— START OF PROVIDED INFORMATION —

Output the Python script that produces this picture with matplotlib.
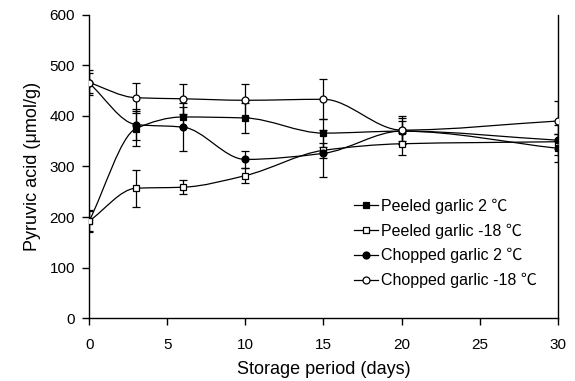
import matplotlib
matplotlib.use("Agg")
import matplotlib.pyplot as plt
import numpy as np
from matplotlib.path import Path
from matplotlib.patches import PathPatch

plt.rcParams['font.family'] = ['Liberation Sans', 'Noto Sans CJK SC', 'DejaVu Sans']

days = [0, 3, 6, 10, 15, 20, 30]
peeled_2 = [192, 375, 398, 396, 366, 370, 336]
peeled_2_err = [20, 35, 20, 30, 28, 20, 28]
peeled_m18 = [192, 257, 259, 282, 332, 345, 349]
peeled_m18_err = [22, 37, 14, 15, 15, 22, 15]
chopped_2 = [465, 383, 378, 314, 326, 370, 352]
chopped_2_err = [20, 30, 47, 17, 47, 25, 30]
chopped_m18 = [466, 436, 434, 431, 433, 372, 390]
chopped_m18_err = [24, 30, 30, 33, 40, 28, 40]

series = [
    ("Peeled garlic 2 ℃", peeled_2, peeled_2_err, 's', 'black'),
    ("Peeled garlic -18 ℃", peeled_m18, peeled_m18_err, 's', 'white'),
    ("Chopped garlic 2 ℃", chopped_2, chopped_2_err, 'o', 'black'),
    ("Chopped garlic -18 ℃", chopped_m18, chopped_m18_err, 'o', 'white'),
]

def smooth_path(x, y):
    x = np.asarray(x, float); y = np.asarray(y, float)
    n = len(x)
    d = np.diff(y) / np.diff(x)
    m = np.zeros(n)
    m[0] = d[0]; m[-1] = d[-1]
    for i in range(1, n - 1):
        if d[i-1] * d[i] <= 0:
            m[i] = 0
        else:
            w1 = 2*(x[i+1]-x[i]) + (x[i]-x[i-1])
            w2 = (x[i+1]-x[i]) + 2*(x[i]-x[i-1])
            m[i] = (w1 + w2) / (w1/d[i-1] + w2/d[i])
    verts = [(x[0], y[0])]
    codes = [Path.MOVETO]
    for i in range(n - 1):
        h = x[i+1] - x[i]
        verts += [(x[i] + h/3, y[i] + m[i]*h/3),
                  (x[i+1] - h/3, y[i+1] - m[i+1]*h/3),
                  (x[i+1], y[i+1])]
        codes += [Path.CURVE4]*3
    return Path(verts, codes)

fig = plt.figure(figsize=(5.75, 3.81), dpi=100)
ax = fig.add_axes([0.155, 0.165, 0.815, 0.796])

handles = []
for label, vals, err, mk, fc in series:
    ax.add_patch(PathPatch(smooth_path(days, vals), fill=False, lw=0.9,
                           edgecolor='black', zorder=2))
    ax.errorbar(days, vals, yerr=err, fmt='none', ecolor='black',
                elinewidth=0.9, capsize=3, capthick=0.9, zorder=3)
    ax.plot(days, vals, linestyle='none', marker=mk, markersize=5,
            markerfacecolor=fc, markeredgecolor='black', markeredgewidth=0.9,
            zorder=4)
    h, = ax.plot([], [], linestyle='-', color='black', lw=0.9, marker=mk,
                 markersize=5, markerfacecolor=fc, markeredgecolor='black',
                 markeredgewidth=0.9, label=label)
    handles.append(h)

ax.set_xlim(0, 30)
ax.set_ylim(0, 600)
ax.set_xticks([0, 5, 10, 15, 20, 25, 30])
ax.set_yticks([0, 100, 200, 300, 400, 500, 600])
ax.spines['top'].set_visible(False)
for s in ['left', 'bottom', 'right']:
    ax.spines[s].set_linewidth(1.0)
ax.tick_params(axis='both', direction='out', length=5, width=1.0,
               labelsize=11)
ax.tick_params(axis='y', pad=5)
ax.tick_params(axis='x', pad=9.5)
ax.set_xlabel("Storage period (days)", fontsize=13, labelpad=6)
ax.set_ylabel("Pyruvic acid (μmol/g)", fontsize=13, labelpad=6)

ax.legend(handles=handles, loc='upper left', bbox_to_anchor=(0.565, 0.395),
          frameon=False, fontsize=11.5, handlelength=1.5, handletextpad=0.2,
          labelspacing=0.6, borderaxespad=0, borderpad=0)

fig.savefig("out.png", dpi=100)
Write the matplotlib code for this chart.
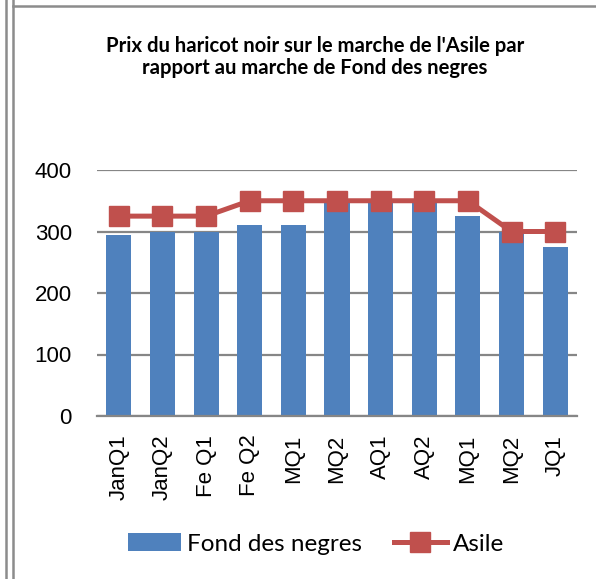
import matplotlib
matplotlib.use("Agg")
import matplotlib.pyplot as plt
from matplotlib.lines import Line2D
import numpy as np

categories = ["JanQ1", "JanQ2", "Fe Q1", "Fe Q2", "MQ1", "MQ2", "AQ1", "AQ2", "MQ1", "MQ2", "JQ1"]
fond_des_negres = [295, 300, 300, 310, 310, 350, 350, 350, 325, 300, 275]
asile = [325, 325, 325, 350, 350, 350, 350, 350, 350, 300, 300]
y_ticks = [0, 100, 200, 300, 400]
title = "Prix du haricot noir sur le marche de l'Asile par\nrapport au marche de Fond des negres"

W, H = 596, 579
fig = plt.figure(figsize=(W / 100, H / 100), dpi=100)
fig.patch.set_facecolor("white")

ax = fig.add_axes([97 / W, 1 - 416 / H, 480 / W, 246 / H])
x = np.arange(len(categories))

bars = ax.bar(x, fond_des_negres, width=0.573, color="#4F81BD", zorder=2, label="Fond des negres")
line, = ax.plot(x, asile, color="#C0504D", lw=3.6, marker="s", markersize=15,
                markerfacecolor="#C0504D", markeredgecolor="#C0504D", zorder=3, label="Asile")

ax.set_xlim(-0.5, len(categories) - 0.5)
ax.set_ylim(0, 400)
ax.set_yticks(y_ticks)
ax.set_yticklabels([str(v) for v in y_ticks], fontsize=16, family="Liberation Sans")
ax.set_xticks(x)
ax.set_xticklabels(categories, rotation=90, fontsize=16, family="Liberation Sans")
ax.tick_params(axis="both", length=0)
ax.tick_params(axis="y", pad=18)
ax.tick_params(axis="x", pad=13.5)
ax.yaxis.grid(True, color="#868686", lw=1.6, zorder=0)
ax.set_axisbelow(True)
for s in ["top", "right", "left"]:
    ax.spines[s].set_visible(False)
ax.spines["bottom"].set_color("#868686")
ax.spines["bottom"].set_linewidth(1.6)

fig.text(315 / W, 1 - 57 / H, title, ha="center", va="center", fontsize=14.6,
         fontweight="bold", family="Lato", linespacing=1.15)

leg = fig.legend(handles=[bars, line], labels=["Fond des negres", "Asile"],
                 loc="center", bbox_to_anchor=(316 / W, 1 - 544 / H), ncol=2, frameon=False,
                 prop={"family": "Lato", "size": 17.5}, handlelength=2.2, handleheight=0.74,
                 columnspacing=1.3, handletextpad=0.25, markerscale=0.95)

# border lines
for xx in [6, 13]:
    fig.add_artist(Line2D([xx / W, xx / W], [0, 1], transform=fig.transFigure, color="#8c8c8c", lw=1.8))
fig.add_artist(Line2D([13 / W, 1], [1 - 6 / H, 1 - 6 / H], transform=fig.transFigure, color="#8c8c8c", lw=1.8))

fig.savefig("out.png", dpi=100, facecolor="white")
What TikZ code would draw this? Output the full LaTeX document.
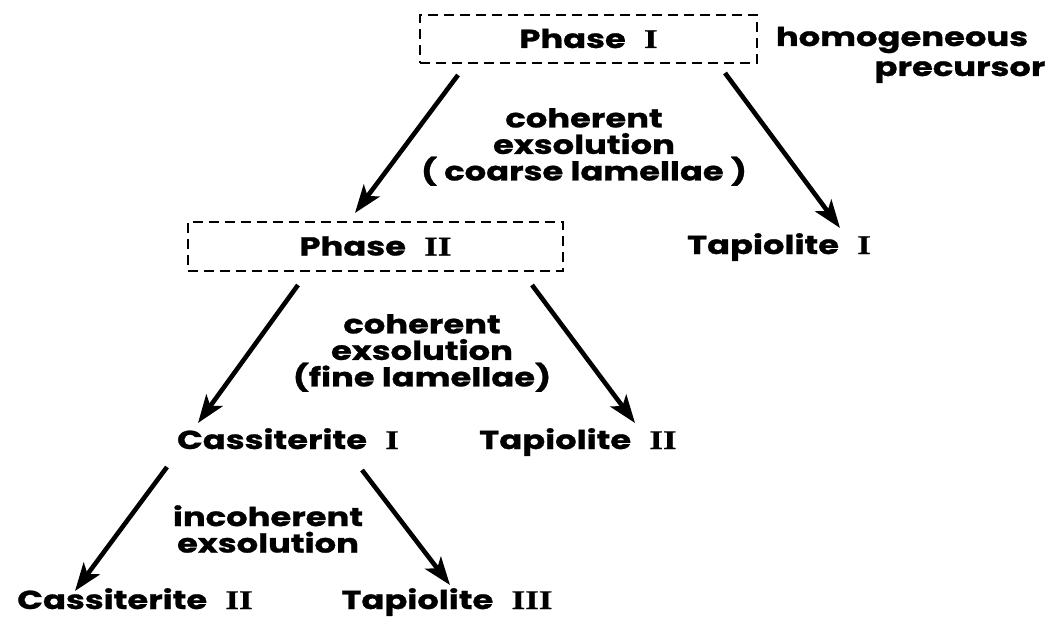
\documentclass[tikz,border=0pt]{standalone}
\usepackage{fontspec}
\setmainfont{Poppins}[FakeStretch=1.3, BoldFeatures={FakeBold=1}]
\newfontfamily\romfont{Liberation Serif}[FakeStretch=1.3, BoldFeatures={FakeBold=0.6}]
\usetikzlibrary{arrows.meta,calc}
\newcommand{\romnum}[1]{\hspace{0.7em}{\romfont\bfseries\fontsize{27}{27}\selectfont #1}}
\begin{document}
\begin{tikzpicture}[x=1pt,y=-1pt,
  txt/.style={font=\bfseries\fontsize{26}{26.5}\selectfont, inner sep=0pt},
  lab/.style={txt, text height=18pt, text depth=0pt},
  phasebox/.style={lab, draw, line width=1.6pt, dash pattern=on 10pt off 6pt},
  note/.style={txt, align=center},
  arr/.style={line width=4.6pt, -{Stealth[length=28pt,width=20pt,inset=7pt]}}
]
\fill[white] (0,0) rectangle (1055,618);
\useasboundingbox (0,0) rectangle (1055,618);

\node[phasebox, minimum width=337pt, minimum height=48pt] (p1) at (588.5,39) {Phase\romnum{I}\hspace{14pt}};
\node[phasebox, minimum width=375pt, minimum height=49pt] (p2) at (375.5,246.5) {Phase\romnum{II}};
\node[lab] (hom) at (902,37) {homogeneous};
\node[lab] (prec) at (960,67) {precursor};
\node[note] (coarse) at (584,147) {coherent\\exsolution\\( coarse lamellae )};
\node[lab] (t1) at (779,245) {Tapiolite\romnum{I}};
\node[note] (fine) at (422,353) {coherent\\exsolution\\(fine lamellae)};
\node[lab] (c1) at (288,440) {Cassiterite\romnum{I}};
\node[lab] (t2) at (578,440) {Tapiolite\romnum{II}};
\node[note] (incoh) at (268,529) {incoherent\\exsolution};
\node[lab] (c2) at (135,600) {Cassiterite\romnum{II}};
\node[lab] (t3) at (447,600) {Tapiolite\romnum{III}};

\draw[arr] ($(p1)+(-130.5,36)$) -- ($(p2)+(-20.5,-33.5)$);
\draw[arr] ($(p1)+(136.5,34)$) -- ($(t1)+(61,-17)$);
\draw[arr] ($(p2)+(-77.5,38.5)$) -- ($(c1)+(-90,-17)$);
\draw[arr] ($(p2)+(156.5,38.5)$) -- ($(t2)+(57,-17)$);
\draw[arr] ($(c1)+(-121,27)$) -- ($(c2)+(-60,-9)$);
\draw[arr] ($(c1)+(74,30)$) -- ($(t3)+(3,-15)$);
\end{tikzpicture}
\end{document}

— END OF PROVIDED INFORMATION —

## BRIEF
Write out the lines from the start of the material to the line with "chopped_m18_err = [24, 30, 30, 33, 40, 28, 40]", inclusive and exactly. Skip the pictures.

## PROBLEM SOLUTION
Output the Python script that produces this picture with matplotlib.
import matplotlib
matplotlib.use("Agg")
import matplotlib.pyplot as plt
import numpy as np
from matplotlib.path import Path
from matplotlib.patches import PathPatch

plt.rcParams['font.family'] = ['Liberation Sans', 'Noto Sans CJK SC', 'DejaVu Sans']

days = [0, 3, 6, 10, 15, 20, 30]
peeled_2 = [192, 375, 398, 396, 366, 370, 336]
peeled_2_err = [20, 35, 20, 30, 28, 20, 28]
peeled_m18 = [192, 257, 259, 282, 332, 345, 349]
peeled_m18_err = [22, 37, 14, 15, 15, 22, 15]
chopped_2 = [465, 383, 378, 314, 326, 370, 352]
chopped_2_err = [20, 30, 47, 17, 47, 25, 30]
chopped_m18 = [466, 436, 434, 431, 433, 372, 390]
chopped_m18_err = [24, 30, 30, 33, 40, 28, 40]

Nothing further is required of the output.